WHAT THE TASK REQUIRES: Exclude the pictures, then repeat the remaining data exactly.

INFORMATION PROVIDED:
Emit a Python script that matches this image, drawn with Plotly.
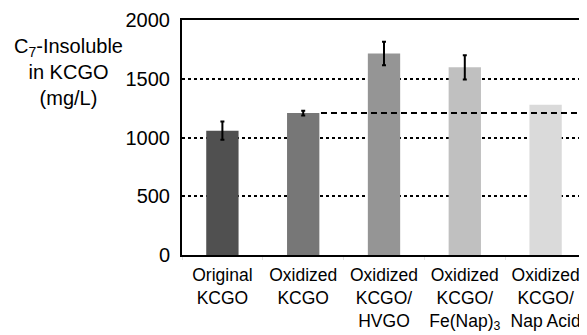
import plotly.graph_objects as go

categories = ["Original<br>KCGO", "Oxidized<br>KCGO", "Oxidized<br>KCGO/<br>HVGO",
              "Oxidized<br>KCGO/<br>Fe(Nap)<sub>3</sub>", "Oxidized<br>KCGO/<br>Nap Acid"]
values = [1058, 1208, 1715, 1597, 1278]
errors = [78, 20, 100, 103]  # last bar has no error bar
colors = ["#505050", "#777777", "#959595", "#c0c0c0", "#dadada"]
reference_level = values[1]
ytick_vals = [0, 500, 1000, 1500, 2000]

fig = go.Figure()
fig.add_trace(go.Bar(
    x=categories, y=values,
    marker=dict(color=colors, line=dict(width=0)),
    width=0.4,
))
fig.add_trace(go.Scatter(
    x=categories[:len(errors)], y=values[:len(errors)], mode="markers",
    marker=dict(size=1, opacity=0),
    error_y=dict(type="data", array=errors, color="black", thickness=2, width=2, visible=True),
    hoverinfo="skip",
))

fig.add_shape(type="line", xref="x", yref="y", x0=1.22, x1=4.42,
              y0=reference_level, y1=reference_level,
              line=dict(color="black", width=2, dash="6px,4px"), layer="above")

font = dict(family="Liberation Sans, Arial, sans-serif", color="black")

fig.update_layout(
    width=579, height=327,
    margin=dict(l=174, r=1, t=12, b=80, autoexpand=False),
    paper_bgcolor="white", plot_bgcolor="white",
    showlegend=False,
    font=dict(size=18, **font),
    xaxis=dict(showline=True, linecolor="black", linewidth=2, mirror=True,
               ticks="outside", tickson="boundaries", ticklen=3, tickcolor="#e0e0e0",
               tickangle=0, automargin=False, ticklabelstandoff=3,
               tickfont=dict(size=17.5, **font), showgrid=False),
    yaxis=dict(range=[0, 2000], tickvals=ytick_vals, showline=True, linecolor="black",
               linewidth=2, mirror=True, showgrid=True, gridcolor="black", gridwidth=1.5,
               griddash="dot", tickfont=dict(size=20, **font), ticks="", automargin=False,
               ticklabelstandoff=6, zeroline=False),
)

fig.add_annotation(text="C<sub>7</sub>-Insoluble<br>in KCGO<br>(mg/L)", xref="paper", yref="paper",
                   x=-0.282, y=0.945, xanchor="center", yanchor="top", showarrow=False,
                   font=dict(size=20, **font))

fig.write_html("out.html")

PROBLEM SOLUTION:
Emit a Python script that matches this image, drawn with Plotly.
import plotly.graph_objects as go

categories = ["Original<br>KCGO", "Oxidized<br>KCGO", "Oxidized<br>KCGO/<br>HVGO",
              "Oxidized<br>KCGO/<br>Fe(Nap)<sub>3</sub>", "Oxidized<br>KCGO/<br>Nap Acid"]
values = [1058, 1208, 1715, 1597, 1278]
errors = [78, 20, 100, 103]  # last bar has no error bar
colors = ["#505050", "#777777", "#959595", "#c0c0c0", "#dadada"]
reference_level = values[1]
ytick_vals = [0, 500, 1000, 1500, 2000]

fig = go.Figure()
fig.add_trace(go.Bar(
    x=categories, y=values,
    marker=dict(color=colors, line=dict(width=0)),
    width=0.4,
))
fig.add_trace(go.Scatter(
    x=categories[:len(errors)], y=values[:len(errors)], mode="markers",
    marker=dict(size=1, opacity=0),
    error_y=dict(type="data", array=errors, color="black", thickness=2, width=2, visible=True),
    hoverinfo="skip",
))

fig.add_shape(type="line", xref="x", yref="y", x0=1.22, x1=4.42,
              y0=reference_level, y1=reference_level,
              line=dict(color="black", width=2, dash="6px,4px"), layer="above")

font = dict(family="Liberation Sans, Arial, sans-serif", color="black")

fig.update_layout(
    width=579, height=327,
    margin=dict(l=174, r=1, t=12, b=80, autoexpand=False),
    paper_bgcolor="white", plot_bgcolor="white",
    showlegend=False,
    font=dict(size=18, **font),
    xaxis=dict(showline=True, linecolor="black", linewidth=2, mirror=True,
               ticks="outside", tickson="boundaries", ticklen=3, tickcolor="#e0e0e0",
               tickangle=0, automargin=False, ticklabelstandoff=3,
               tickfont=dict(size=17.5, **font), showgrid=False),
    yaxis=dict(range=[0, 2000], tickvals=ytick_vals, showline=True, linecolor="black",
               linewidth=2, mirror=True, showgrid=True, gridcolor="black", gridwidth=1.5,
               griddash="dot", tickfont=dict(size=20, **font), ticks="", automargin=False,
               ticklabelstandoff=6, zeroline=False),
)

fig.add_annotation(text="C<sub>7</sub>-Insoluble<br>in KCGO<br>(mg/L)", xref="paper", yref="paper",
                   x=-0.282, y=0.945, xanchor="center", yanchor="top", showarrow=False,
                   font=dict(size=20, **font))

fig.write_html("out.html")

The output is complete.